Spécialiste des identités afro-américaines et en particulier des masculinités LGBTQ+ dans leurs représentations les plus larges, Yannick M. Blec s'est naturellement penché sur l'histoire de l'écrivain essayiste James Baldwin. Né en 1924, James Baldwin a grandi dans une famille pauvre du quartier new-yorkais de Harlem. Il est le premier d'une grande fratrie, fils d'un père inconnu. Sa mère aura ses autres enfants avec David, un pasteur taiseux et brutal en prise avec des problèmes psychiatriques qui élèvera James comme son propre fils mais avec qui il aura une relation conflictuelle.
James grandit dans la pauvreté mais dans l'amour. Ce qui ébranlera sa trajectoire, c'est sa rencontre avec une enseignante qui percevra son intelligence et son potentiel, et lui ouvrira de nouveaux horizons. A l'école, il devient éditeur du journal et rédige des articles. A l'adolescence, il prend aussi le chemin de son père pour devenir pasteur. Mais de plus en plus, il s'interroge sur la religion telle qu'elle est prêchée. Alors il change de voie et retrouve l'écriture ; s'inspire des artistes qu'il côtoie, tels son mentor, le peintre Beauford Delaney.
Mais la vie le rattrape. Pour aider sa famille, il travaille dans le New Jersey et c'est là qu'il se prend de plein fouet le racisme ambiant aux États-Unis. La ségrégation est installée et James n'y est pas habitué. Il subit violemment cet affront. De dépit, il décide de partir en France et de rejoindre cette communauté exilée dans laquelle il espère ne plus être considéré comme un afro-américain. C'est à Paris que sa pensée se façonne de façon plus étayée, avec des analyses pertinentes et engagées sur la condition de noir américain.

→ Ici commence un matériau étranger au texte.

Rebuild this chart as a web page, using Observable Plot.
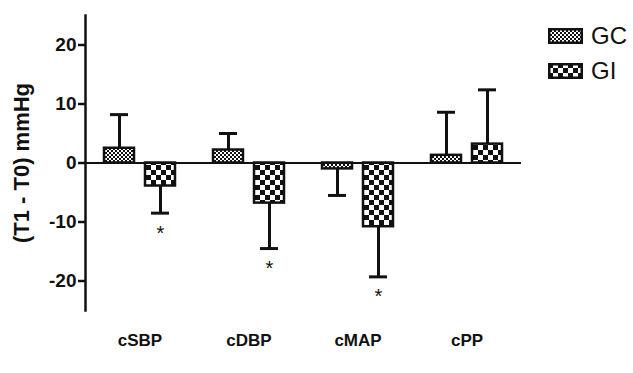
<!DOCTYPE html>
<html>
<head>
<meta charset="utf-8">
<script src="https://cdn.jsdelivr.net/npm/d3@7"></script>
<script src="https://cdn.jsdelivr.net/npm/@observablehq/plot@0.6"></script>
<style>
  html, body { margin: 0; padding: 0; background: #fff; }
  #wrap { position: relative; width: 633px; height: 373px; font-family: "Liberation Sans", Arial, sans-serif; }
  #wrap svg g[aria-label="y-axis tick label"] { font-size: 19px; font-weight: bold; }
  #wrap svg g[aria-label="y-axis label"] { font-size: 22px; font-weight: bold; }
  #wrap svg g[aria-label="fx-axis tick label"] { font-size: 17px; font-weight: bold; }
  #legend { position: absolute; left: 548px; top: 28px; }
  .row { display: flex; align-items: center; height: 16px; margin-bottom: 19px; }
  .row svg { display: block; }
  .row span { margin-left: 8px; font-size: 24px; color: #111; }
</style>
</head>
<body>
<div id="wrap"></div>
<script>
// ---- data ----
const categories = ["cSBP", "cDBP", "cMAP", "cPP"];
const groups = ["GC", "GI"];
const gcMean = [2.5, 2.2, -1.0, 1.3];
const gcSD   = [5.7, 2.8, 4.5, 7.3];
const giMean = [-3.9, -6.8, -10.8, 3.2];
const giSD   = [4.6, 7.7, 8.5, 9.2];
const giSignificant = [true, true, true, false];
const yTicks = [-20, -10, 0, 10, 20];
const yLabel = "(T1 - T0) mmHg";

const rows = [];
categories.forEach((c, i) => {
  rows.push({cat: c, group: "GC", mean: gcMean[i], sd: gcSD[i], sig: false});
  rows.push({cat: c, group: "GI", mean: giMean[i], sd: giSD[i], sig: giSignificant[i]});
});
rows.forEach(r => { r.end = r.mean >= 0 ? r.mean + r.sd : r.mean - r.sd; });

const font = "Liberation Sans, Arial, sans-serif";

const chart = Plot.plot({
  width: 633,
  height: 373,
  marginLeft: 84,
  marginRight: 112,
  marginTop: 15,
  marginBottom: 63,
  style: {fontFamily: font, color: "#111", background: "#fff"},
  fx: {domain: categories, padding: 0},
  x: {domain: groups, paddingInner: 0.26, paddingOuter: 0.43, axis: null},
  y: {domain: [-25, 25]},
  color: {domain: groups, range: ["url(#pat-gc)", "url(#pat-gi)"]},
  marks: [
    Plot.frame({anchor: "left", facetAnchor: "left", stroke: "#111", strokeWidth: 2.5}),
    Plot.axisY({ticks: yTicks, tickFormat: d => String(d), tickSize: 7, tickPadding: 2, strokeWidth: 2.5,
      label: yLabel, labelAnchor: "center", labelOffset: 72, labelArrow: "none"}),
    Plot.axisFx({anchor: "bottom", tickSize: 0, tickPadding: 23, label: null}),
    Plot.ruleX(rows, {fx: "cat", x: "group", y1: "mean", y2: "end", stroke: "#111", strokeWidth: 3}),
    Plot.tickY(rows, {fx: "cat", x: "group", y: "end", stroke: "#111", strokeWidth: 3, insetLeft: 6, insetRight: 6}),
    Plot.barY(rows, {fx: "cat", x: "group", y: "mean", fill: "group", stroke: "#111", strokeWidth: 2.5}),
    Plot.ruleY([0], {stroke: "#111", strokeWidth: 2}),
    Plot.ruleX([0], {y1: d => d, y2: d => d, insetBottom: -8, stroke: "#111", strokeWidth: 2}),
    Plot.text(rows.filter(r => r.sig), {fx: "cat", x: "group", y: "end", text: () => "*", dy: 20, fontSize: 20, fill: "#111"})
  ]
});

const defs = `
<defs>
  <pattern id="pat-gc" patternUnits="userSpaceOnUse" width="4" height="4">
    <rect width="4" height="4" fill="#fff"/>
    <rect x="0" y="0" width="2" height="2" fill="#111"/>
    <rect x="2" y="2" width="2" height="2" fill="#111"/>
  </pattern>
  <pattern id="pat-gi" patternUnits="userSpaceOnUse" width="10" height="10">
    <rect width="10" height="10" fill="#fff"/>
    <rect x="0" y="0" width="5" height="5" fill="#111"/>
    <rect x="5" y="5" width="5" height="5" fill="#111"/>
  </pattern>
</defs>`;
chart.insertAdjacentHTML("afterbegin", defs);

const wrap = document.getElementById("wrap");
wrap.appendChild(chart);

const legend = document.createElement("div");
legend.id = "legend";
legend.innerHTML = groups.map((g, i) => `
  <div class="row">
    <svg width="35" height="16"><rect x="1.25" y="1.25" width="32.5" height="13.5" fill="url(#pat-${g.toLowerCase()})" stroke="#111" stroke-width="2.5"/></svg>
    <span>${g}</span>
  </div>`).join("");
wrap.appendChild(legend);
</script>
</body>
</html>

La France occupera toujours une place importante dans la vie de James Baldwin, qui vivra de nombreuses années dans sa maison de Saint-Paul-de-Vence. Un refuge dans lequel il écrit, reçoit ses amis.
Entre son enfance et la fin de sa vie, il construira sa pensée autour de l'identité afro-américaine, qui n'est pas aussi vindicative que les mouvements Black Panthers ou Nation of Islam, dans le sens où pour James Baldwin, il ne faut pas d'affrontement. Les blancs et les noirs et les minorités dans leur ensemble forment le peuple américain et chacun doit réinventer sa place dans cette multiculturalité. Le noir n'est plus un esclave, le blanc n'est plus un oppresseur. Mais le temps est long, les mentalités peinent à bouger et les injustices perdurent. La nouvelle génération afro-américaine se soulève et ne se contente pas de paroles pacificatrices, même si elles ne sont pas dénuées de colère et de ressentiment, loin s'en faut. La jeunesse veut renverser la table et James Baldwin représente un modèle dépassé, celui de la conciliation. Sa voix n'est plus aussi représentative qu'auparavant, on déplore d'ailleurs son regard depuis l'autre côté de l'Atlantique, loin de la réalité du quotidien aux États-Unis. Pourtant, les écrits et réflexions de James Baldwin auront marqué l'histoire des mouvements civiques, aux côtés de ses amies Maya Angelou et Toni Morrison entre autres personnalités majeures.
Yannick M. Blec retrace le parcours de cet écrivain engagé dans cette biographie qui se lit avec beaucoup de fluidité. Le chercheur reste factuel et, malgré son intérêt pour les questions d'homosexualité, ne donne pas plus d'importance à ce sujet que ne le faisait James Baldwin, qui avait tout de même des réflexions sur la collusion entre races et sexualité. La propre sexualité de James Baldwin, qui a connu de nombreux amants, par un romantisme chaque fois déçu, n'était pas quelque chose que l'écrivain souhaitait mettre en avant. Le lecteur retiendra tout de même sans doute son grand amour resté à sens unique pour Lucien, qui restera dans son giron tout au long de sa vie.
Cet ouvrage est une aide précieuse pour qui souhaite connaître la vie de James Baldwin et comprendre comment son œuvre s'inscrit dans l'histoire américaine et plus particulièrement celle de la cause noire. Yannick M. Blec propose un regard objectif qui nous permet de bien cerner les ambitions de James Baldwin, sa clairvoyance, son intelligence, sans écarter ses failles. Un complément indispensable à la découverte des écrits de l'écrivain.